- _Short exercise_
Without the pictures, please reproduce only the lines from the one with "Generate a web" through the one with "const arrowI = [54.0, 57.5];", both included.

- _Dataset excerpts_
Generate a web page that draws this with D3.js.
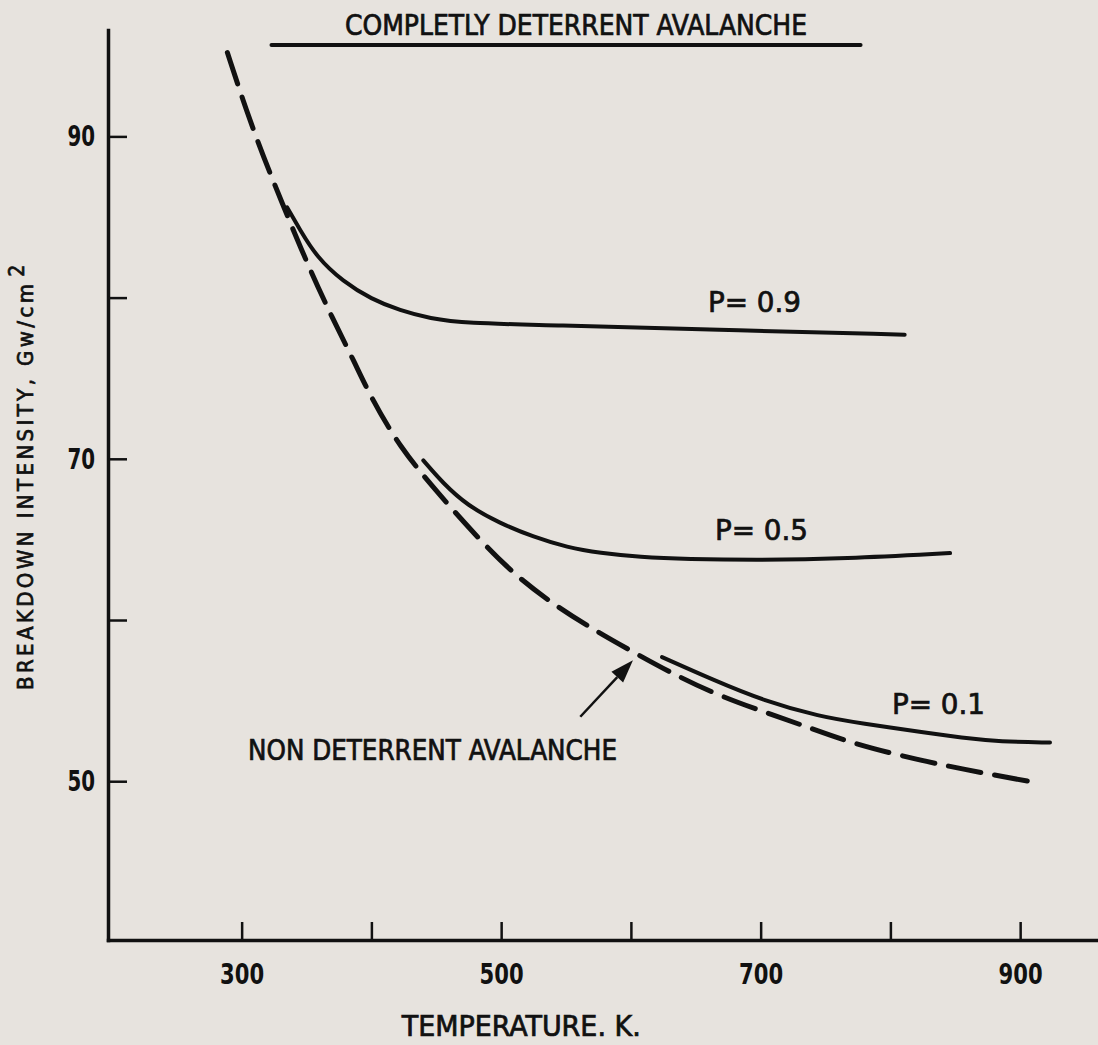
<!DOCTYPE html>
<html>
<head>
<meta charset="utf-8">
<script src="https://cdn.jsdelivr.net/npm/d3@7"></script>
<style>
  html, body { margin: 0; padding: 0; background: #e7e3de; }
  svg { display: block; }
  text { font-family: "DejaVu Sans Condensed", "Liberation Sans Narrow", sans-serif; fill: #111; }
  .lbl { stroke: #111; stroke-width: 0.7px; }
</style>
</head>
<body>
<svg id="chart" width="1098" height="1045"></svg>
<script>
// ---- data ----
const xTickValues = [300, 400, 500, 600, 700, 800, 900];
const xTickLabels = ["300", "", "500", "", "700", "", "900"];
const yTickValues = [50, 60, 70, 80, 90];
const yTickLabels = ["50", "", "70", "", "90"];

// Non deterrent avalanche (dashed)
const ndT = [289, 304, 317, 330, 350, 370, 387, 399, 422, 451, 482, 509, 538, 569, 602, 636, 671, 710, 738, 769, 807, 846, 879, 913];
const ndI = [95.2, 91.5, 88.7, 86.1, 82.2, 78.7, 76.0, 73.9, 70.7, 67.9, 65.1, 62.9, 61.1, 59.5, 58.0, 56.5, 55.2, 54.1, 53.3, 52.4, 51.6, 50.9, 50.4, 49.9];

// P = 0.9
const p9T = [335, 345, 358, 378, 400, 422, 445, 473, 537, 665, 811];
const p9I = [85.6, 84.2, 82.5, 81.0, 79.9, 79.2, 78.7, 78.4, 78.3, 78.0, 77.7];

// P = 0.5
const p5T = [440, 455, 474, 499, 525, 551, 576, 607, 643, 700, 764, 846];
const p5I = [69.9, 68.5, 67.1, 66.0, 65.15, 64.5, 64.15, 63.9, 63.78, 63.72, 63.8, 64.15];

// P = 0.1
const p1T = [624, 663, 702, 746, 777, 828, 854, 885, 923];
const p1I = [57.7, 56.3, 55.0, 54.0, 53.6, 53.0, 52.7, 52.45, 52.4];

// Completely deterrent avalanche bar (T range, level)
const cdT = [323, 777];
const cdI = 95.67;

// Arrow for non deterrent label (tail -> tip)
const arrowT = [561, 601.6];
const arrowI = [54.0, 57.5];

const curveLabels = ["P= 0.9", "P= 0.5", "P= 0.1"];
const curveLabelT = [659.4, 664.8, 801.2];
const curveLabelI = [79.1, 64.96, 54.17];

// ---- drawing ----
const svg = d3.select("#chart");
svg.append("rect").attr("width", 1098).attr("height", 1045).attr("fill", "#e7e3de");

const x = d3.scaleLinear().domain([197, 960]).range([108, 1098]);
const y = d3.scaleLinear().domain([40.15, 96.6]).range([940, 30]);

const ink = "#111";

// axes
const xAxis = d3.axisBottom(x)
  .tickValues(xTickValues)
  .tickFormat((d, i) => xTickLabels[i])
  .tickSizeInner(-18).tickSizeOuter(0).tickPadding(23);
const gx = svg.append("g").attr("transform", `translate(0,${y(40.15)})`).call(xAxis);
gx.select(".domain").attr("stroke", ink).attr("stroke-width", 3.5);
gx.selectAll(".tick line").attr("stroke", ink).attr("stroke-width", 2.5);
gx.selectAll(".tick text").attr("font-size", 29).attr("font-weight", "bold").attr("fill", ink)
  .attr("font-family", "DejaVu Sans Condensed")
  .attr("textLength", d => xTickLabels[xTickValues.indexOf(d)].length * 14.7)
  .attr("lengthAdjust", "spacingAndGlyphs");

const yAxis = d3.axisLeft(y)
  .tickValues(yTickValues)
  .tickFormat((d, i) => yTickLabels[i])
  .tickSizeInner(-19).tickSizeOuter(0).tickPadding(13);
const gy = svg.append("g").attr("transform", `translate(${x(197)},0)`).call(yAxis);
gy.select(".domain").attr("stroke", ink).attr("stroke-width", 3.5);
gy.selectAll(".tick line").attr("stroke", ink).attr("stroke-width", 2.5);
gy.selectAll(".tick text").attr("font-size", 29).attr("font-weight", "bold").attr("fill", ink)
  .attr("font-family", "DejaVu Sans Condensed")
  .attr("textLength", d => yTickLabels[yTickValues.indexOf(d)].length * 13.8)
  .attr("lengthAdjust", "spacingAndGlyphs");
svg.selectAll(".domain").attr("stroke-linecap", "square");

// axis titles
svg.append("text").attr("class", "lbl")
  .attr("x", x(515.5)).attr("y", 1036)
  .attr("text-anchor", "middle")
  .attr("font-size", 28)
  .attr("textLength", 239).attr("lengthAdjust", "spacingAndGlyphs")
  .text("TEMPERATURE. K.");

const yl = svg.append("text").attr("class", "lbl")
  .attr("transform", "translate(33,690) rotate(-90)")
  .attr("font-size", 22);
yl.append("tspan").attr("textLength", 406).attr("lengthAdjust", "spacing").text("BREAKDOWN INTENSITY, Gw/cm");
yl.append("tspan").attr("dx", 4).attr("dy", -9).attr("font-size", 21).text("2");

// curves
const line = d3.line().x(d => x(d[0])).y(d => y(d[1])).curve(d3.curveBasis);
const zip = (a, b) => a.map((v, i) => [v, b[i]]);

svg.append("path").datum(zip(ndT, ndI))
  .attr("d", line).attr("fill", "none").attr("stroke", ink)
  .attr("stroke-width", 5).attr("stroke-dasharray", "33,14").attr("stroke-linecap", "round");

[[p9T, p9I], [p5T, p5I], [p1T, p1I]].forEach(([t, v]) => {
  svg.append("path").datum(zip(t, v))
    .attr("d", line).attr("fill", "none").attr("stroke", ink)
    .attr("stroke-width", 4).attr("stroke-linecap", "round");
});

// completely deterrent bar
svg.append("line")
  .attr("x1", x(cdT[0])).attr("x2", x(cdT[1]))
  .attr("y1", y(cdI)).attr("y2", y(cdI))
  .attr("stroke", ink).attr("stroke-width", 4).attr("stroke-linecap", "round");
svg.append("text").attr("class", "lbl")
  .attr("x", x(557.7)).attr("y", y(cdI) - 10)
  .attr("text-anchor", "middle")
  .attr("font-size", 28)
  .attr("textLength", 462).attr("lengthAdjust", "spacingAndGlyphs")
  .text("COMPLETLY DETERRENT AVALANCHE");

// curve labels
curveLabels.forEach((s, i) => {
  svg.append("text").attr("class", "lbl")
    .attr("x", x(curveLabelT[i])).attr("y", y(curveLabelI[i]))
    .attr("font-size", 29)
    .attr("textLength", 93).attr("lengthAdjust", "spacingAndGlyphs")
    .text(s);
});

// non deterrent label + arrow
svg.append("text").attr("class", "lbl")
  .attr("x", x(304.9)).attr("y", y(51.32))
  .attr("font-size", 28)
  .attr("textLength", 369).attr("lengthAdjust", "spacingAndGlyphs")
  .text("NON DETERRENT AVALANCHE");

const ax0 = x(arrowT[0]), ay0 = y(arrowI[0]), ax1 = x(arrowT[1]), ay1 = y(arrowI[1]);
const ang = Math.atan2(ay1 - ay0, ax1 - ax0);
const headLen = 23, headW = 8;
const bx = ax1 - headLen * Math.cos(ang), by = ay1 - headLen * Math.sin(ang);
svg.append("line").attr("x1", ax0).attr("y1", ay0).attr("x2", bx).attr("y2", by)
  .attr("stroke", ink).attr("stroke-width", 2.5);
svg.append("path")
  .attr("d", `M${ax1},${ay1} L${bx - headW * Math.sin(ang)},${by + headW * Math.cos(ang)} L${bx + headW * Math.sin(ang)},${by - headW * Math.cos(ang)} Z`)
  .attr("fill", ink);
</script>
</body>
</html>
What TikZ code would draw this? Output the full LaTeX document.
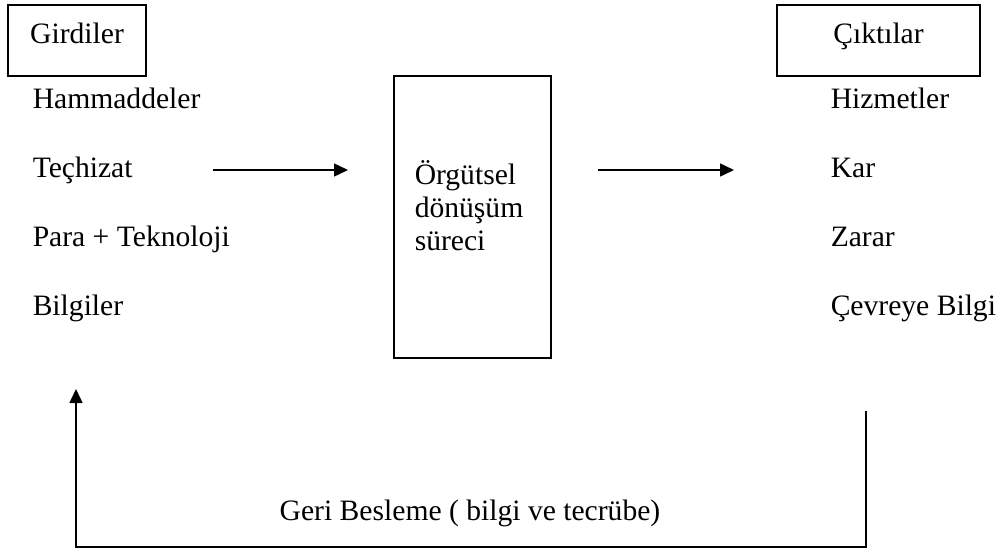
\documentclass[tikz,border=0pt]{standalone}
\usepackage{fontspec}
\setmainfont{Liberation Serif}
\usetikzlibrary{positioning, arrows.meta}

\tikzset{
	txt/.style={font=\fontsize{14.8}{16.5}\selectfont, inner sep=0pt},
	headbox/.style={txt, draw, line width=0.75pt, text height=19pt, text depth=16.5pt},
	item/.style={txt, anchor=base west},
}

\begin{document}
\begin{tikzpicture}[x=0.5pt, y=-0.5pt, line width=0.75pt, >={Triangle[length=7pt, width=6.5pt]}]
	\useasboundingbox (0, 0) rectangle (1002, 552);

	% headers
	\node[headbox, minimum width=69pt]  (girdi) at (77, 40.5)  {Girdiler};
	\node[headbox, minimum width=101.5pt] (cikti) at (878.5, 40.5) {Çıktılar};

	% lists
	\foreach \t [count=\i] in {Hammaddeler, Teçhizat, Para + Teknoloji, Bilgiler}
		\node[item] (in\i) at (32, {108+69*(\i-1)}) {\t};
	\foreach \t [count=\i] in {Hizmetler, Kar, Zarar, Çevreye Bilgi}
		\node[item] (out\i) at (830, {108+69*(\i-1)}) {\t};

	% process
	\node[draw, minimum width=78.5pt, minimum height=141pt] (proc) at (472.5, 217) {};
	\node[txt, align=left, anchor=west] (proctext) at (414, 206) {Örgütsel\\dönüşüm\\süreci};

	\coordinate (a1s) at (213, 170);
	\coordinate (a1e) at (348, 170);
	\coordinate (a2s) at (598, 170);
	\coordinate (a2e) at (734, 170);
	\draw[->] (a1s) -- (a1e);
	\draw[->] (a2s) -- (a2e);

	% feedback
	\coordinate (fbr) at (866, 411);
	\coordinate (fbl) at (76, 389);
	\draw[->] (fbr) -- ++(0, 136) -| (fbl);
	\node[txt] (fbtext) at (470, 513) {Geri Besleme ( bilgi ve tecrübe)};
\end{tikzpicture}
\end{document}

---

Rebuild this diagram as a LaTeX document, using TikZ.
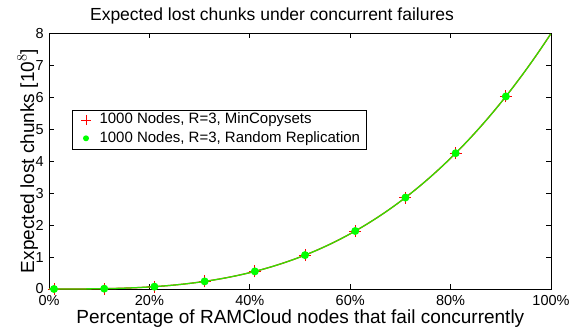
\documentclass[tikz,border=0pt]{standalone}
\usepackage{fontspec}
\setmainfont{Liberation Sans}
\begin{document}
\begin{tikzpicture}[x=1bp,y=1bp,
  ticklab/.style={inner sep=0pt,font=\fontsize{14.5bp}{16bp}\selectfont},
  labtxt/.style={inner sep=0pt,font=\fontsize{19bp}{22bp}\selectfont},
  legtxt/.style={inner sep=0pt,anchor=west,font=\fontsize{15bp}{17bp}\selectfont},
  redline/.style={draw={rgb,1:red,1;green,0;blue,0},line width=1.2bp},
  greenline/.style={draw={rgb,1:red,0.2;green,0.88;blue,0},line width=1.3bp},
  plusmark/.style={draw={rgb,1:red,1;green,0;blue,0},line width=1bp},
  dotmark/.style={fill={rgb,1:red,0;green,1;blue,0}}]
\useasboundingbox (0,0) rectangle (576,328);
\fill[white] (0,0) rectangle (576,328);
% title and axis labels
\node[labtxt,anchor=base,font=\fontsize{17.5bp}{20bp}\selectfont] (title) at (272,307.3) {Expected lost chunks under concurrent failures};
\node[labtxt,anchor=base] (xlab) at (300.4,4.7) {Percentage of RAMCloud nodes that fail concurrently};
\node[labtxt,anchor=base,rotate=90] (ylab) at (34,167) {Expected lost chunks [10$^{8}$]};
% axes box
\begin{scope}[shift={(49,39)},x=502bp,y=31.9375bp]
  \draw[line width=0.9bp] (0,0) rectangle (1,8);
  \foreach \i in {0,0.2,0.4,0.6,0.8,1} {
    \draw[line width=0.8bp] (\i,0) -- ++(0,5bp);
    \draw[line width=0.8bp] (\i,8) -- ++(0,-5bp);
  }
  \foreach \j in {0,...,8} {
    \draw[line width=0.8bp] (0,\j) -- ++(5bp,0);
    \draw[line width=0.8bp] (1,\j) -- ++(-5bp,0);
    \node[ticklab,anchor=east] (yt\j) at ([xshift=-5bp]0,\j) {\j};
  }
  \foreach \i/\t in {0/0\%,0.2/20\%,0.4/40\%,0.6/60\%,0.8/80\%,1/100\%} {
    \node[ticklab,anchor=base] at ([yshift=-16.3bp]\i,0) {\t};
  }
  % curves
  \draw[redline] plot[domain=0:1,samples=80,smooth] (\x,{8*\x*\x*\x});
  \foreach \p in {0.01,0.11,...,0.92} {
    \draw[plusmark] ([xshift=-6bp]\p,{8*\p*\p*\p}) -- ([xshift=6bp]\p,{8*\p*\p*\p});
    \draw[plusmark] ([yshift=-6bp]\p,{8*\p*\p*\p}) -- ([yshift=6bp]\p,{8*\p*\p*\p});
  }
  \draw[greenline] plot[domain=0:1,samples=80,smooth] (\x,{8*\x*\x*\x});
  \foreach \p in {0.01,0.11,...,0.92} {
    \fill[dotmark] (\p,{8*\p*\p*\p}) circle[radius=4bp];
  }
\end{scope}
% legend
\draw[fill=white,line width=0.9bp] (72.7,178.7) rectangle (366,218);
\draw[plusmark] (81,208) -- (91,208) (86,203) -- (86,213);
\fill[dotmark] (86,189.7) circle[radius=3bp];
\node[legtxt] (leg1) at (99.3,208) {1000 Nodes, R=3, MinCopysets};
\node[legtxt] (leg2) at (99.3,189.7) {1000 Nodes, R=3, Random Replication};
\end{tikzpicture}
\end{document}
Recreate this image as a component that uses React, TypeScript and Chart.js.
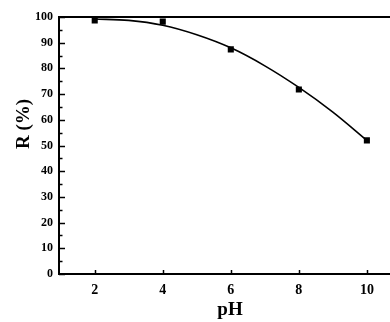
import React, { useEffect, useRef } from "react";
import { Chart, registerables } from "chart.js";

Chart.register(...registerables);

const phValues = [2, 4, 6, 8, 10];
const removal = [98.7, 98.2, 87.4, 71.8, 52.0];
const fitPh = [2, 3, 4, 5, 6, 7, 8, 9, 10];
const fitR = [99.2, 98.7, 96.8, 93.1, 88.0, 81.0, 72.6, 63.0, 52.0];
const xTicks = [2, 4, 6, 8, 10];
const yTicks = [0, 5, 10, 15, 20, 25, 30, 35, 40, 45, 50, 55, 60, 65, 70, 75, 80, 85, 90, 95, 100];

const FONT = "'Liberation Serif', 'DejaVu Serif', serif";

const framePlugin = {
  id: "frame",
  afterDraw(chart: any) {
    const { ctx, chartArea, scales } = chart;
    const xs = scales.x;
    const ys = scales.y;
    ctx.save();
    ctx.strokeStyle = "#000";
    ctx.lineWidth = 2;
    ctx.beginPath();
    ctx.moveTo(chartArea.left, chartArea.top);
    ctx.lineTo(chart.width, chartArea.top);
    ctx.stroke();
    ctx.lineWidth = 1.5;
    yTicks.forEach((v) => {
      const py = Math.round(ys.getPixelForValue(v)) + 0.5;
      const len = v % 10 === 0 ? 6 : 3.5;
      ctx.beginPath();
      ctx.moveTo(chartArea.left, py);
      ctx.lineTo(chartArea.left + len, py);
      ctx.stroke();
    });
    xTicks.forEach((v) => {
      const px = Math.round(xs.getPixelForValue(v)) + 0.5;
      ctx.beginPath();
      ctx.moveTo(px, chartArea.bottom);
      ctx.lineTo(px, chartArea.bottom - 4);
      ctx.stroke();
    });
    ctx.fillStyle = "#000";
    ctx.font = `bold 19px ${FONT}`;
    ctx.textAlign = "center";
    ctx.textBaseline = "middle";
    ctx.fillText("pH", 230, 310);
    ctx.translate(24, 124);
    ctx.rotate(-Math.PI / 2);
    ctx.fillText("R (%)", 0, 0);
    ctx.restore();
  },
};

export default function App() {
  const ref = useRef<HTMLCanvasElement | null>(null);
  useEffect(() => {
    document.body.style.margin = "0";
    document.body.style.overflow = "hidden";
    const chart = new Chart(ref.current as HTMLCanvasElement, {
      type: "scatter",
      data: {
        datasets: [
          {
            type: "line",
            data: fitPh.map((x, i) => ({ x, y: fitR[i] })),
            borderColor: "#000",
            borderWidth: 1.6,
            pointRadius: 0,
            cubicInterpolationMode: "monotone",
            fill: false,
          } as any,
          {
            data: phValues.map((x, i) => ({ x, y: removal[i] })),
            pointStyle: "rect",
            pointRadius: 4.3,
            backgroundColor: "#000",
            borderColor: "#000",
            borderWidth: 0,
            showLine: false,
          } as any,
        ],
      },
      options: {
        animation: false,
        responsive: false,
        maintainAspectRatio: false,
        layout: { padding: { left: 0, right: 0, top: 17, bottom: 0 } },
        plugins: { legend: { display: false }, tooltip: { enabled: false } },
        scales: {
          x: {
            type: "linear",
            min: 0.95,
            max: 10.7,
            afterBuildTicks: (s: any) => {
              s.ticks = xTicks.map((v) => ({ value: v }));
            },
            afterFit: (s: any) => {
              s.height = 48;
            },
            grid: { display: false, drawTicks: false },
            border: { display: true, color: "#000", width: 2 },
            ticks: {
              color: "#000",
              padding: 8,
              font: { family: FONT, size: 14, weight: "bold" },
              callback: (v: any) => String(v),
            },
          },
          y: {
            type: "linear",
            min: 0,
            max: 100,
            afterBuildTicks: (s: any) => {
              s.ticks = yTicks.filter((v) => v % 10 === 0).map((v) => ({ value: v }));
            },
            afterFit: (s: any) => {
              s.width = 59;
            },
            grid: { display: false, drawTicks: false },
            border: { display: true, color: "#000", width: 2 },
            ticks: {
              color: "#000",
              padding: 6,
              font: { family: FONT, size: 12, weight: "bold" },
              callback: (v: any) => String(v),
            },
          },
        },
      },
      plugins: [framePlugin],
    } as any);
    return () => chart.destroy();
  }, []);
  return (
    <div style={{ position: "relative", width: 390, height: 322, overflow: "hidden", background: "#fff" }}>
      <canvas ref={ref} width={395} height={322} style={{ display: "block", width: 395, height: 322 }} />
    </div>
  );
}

==

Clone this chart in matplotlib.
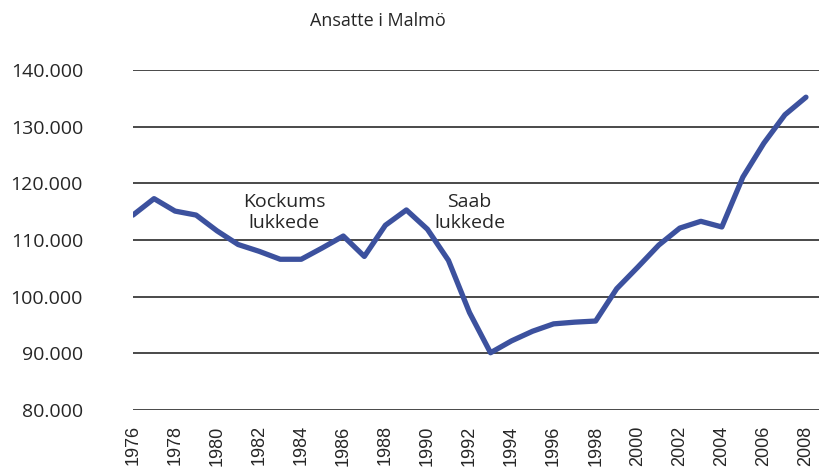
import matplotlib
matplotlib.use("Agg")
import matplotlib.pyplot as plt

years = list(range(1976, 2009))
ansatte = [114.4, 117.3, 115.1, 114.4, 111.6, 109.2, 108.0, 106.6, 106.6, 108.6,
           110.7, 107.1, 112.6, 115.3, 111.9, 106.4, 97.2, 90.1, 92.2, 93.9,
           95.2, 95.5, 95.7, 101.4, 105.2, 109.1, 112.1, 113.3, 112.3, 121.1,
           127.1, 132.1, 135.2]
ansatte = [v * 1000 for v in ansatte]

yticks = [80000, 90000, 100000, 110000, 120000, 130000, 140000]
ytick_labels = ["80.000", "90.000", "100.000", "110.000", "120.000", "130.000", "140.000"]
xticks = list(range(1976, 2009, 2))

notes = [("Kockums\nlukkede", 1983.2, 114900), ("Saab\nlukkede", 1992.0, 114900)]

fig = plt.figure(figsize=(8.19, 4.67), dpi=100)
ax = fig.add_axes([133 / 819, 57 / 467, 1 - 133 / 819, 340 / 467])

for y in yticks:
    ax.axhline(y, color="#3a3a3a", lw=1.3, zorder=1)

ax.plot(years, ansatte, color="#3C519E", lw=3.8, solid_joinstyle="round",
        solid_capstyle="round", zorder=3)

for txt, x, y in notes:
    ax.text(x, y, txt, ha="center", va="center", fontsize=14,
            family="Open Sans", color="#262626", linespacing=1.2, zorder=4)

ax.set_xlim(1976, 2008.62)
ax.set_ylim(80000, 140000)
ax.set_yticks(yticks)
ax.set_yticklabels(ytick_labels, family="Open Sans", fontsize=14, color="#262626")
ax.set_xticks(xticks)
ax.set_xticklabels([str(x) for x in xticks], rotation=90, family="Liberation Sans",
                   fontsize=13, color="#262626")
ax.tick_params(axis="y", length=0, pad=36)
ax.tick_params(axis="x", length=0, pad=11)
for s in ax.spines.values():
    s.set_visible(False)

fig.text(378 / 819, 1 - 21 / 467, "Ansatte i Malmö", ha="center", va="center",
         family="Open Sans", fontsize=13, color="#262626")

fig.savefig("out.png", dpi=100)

- _Problem solution_
Generate a web page that draws this with D3.js.
<!DOCTYPE html>
<html>
<head>
<meta charset="utf-8">
<script src="https://cdn.jsdelivr.net/npm/d3@7"></script>
<style>
  html, body { margin: 0; padding: 0; background: #e7e3de; }
  svg { display: block; }
  text { font-family: "DejaVu Sans Condensed", "Liberation Sans Narrow", sans-serif; fill: #111; }
  .lbl { stroke: #111; stroke-width: 0.7px; }
</style>
</head>
<body>
<svg id="chart" width="1098" height="1045"></svg>
<script>
// ---- data ----
const xTickValues = [300, 400, 500, 600, 700, 800, 900];
const xTickLabels = ["300", "", "500", "", "700", "", "900"];
const yTickValues = [50, 60, 70, 80, 90];
const yTickLabels = ["50", "", "70", "", "90"];

// Non deterrent avalanche (dashed)
const ndT = [289, 304, 317, 330, 350, 370, 387, 399, 422, 451, 482, 509, 538, 569, 602, 636, 671, 710, 738, 769, 807, 846, 879, 913];
const ndI = [95.2, 91.5, 88.7, 86.1, 82.2, 78.7, 76.0, 73.9, 70.7, 67.9, 65.1, 62.9, 61.1, 59.5, 58.0, 56.5, 55.2, 54.1, 53.3, 52.4, 51.6, 50.9, 50.4, 49.9];

// P = 0.9
const p9T = [335, 345, 358, 378, 400, 422, 445, 473, 537, 665, 811];
const p9I = [85.6, 84.2, 82.5, 81.0, 79.9, 79.2, 78.7, 78.4, 78.3, 78.0, 77.7];

// P = 0.5
const p5T = [440, 455, 474, 499, 525, 551, 576, 607, 643, 700, 764, 846];
const p5I = [69.9, 68.5, 67.1, 66.0, 65.15, 64.5, 64.15, 63.9, 63.78, 63.72, 63.8, 64.15];

// P = 0.1
const p1T = [624, 663, 702, 746, 777, 828, 854, 885, 923];
const p1I = [57.7, 56.3, 55.0, 54.0, 53.6, 53.0, 52.7, 52.45, 52.4];

// Completely deterrent avalanche bar (T range, level)
const cdT = [323, 777];
const cdI = 95.67;

// Arrow for non deterrent label (tail -> tip)
const arrowT = [561, 601.6];
const arrowI = [54.0, 57.5];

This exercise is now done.